Grillo che nei suoi spettacoli parlava del crack Parmalat rendeva omaggio alla satira più nobile (e nobilitante). Crozza, lungi dall’essere definibile “buffone” (come invece, a torto, ha fatto Marco Damilano nella rubrica “top e flop” dell’Espresso), è tagliente, sarcastico, la sua satira ha spessore informativo e lascia ridere amaramente chi l’ascolta, mantenendo acceso e vivo il senso critico.
Vauro «è come il buffone di corte, prima si è parlato seriamente, poi arriva lui» (cit. Vincenzo Sparagna, giornalista e disegnatore): ho sempre auspicato di scorgere aggressività nelle vignette di Vauro, a volte sembra mostrare i denti, ma non riesco ancora a capire se siano da latte o del giudizio. Per questo gli preferisco Biani e Makkox.
“Castigat ridendo mores”: se ridi e basta non è satira.
C’è, infine, chi non è classificabile in alcuna categoria, nemmeno in quella degli avventori da osteria, il buffone per antonomasia: Berlusconi, con le sue battute da “birichino” all’impiegata di Green Power.
L’ex Premier che fa le corna al vertice europeo. L’italiano che dà del “kapò” a Martin Shulz a Strasburgo.
Ecco, vedete, mi viene da pensare a quella barzelletta in cui in un bar ci sono un francese, un tedesco e un italiano che stanno discutendo su chi abbia tra loro più coraggio.
Ad un tratto il francese chiede: “Garçon, un coltello!”. Il cameriere lo porta e lui si taglia un dito.

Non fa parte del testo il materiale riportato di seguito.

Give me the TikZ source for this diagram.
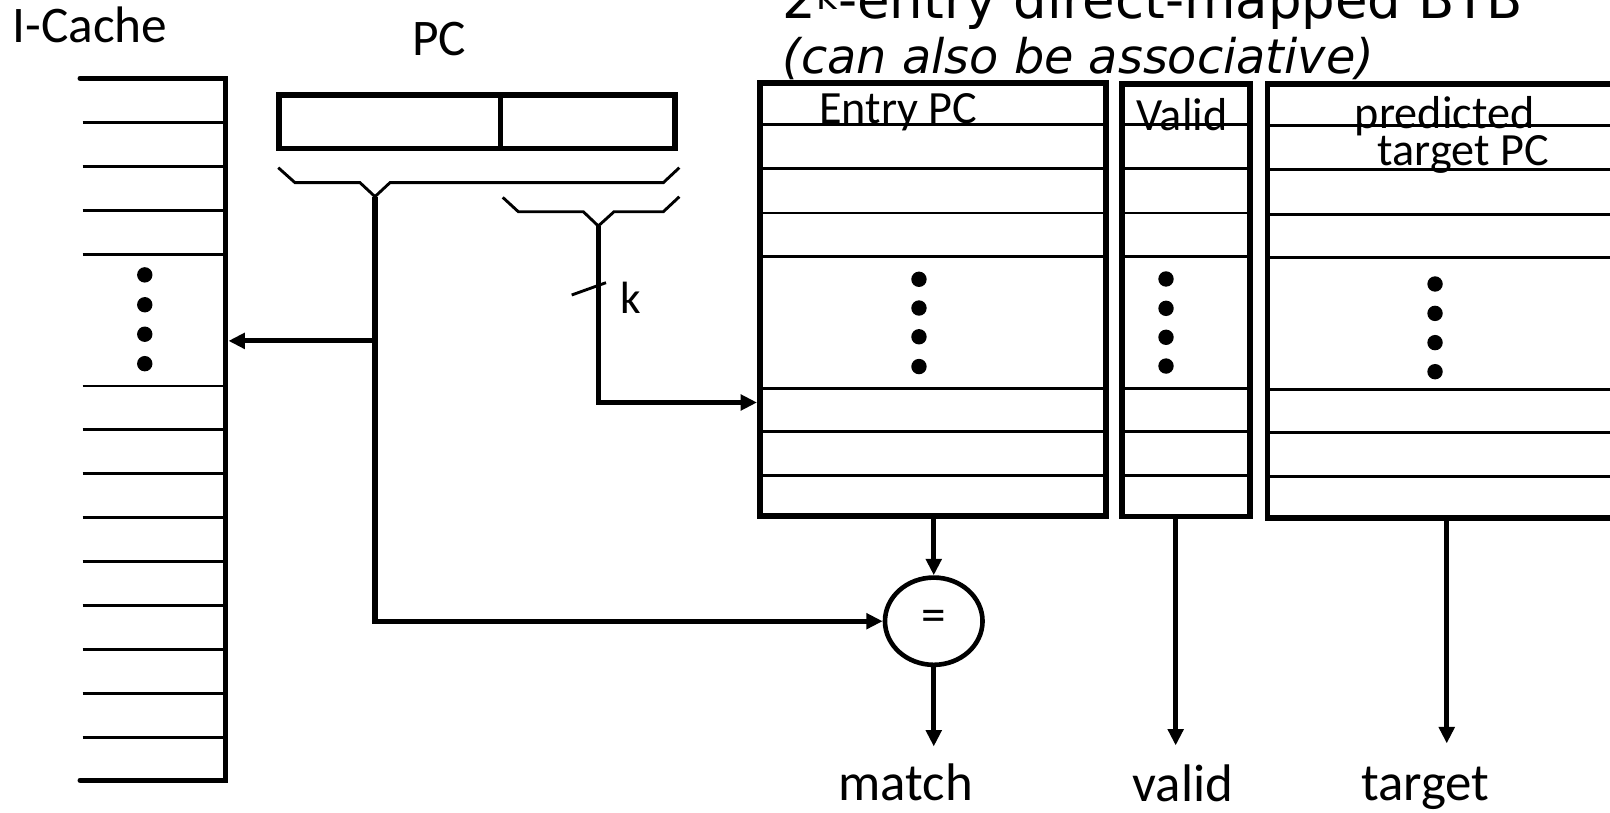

Tocca al tedesco che chiede: “Cameriere, un’accetta, ja!”. Il cameriere la porta e lui si taglia una mano.
Tocca infine all’italiano che esita un po’, poi si alza e grida: “Cameriere! Una sega!”.
Forse farebbe ridere, se l’italiano immaginato non ci avesse mai rappresentato.
Nota: Pasquino è la più celebre statua parlante di Roma: ai piedi della statua si appendevano fogli contenenti satire in versi, dirette a pungere anonimamente i personaggi pubblici più importanti. Alcune “pasquinate” hanno rovinato, nella Roma rinascimentale, molte carriere politiche, e un celebre pasquinista, Pietro Aretino, per poco non ci lasciò la pelle. Tutti i tentativi di eliminare e zittire la statua si rivelarono inutili.